Net Worth: Musk vs Bezos vs Arnault vs Zuckerberg
How Musk's fortune compares to the other people at the very top — and, more importantly, what it is actually made of. Figures are approximate, move daily with share prices, and are drawn from wealth trackers; treat them as a snapshot, not a live quote.
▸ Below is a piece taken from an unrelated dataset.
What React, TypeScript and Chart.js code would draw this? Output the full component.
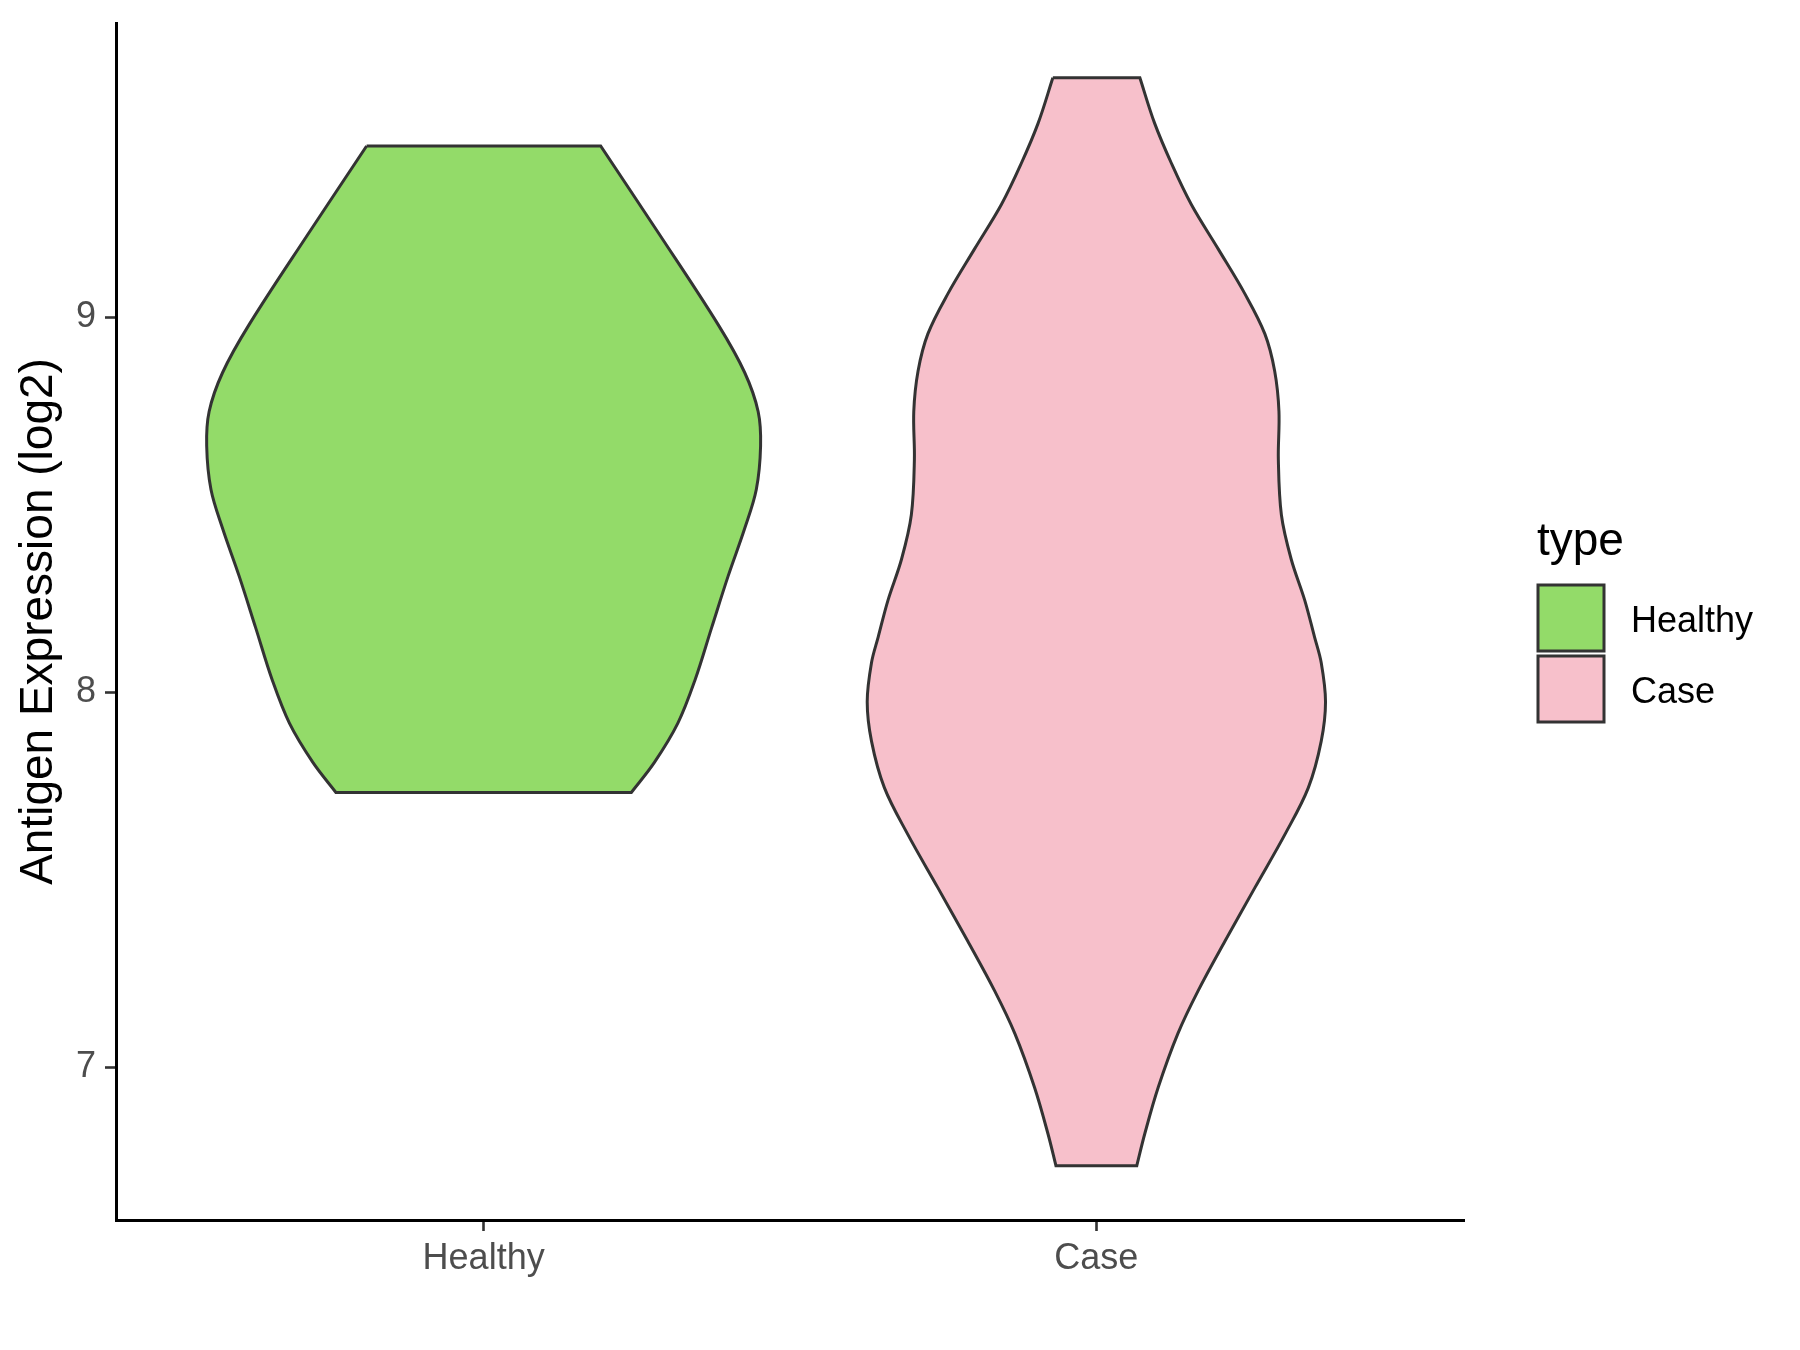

| Metric | Elon Musk | Jeff Bezos | Bernard Arnault | Mark Zuckerberg |
|---|---|---|---|---|
| Approx. net worth | ~$400B+ | ~$240B | ~$180B | ~$210B |
| Primary source of wealth | Tesla + SpaceX + xAI | Amazon | LVMH (luxury goods) | Meta |
| Number of major companies | 5+ (Tesla, SpaceX, xAI, Neuralink, Boring, X) | Mainly Amazon (+ Blue Origin) | One group (LVMH) | One (Meta) |
| Form of the wealth | Almost all equity | Almost all equity | Almost all equity | Almost all equity |
| Cash / liquid share | Small | Small | Small | Small |
| Largest single-year US tax bill | ~$11B (2021) | Not disclosed at that scale | N/A (France) | Not disclosed at that scale |
Takeaway
Musk sits at or near the top of every wealth ranking, but the number that grabs headlines is misleading on its own. Like every mega-billionaire, almost none of it is cash — it is equity in companies, and Musk's case is unusual in that the value is spread across several separate ventures (Tesla, SpaceX, xAI) rather than one. That is why his net worth swings by hundreds of billions with Tesla's stock, why "he could just spend it" misunderstands how it works, and why the 2021 tax bill — the largest individual US bill on record at the time — happened only when he actually sold shares. Comparing the headline totals is fine; just remember they measure paper equity, not money in a vault.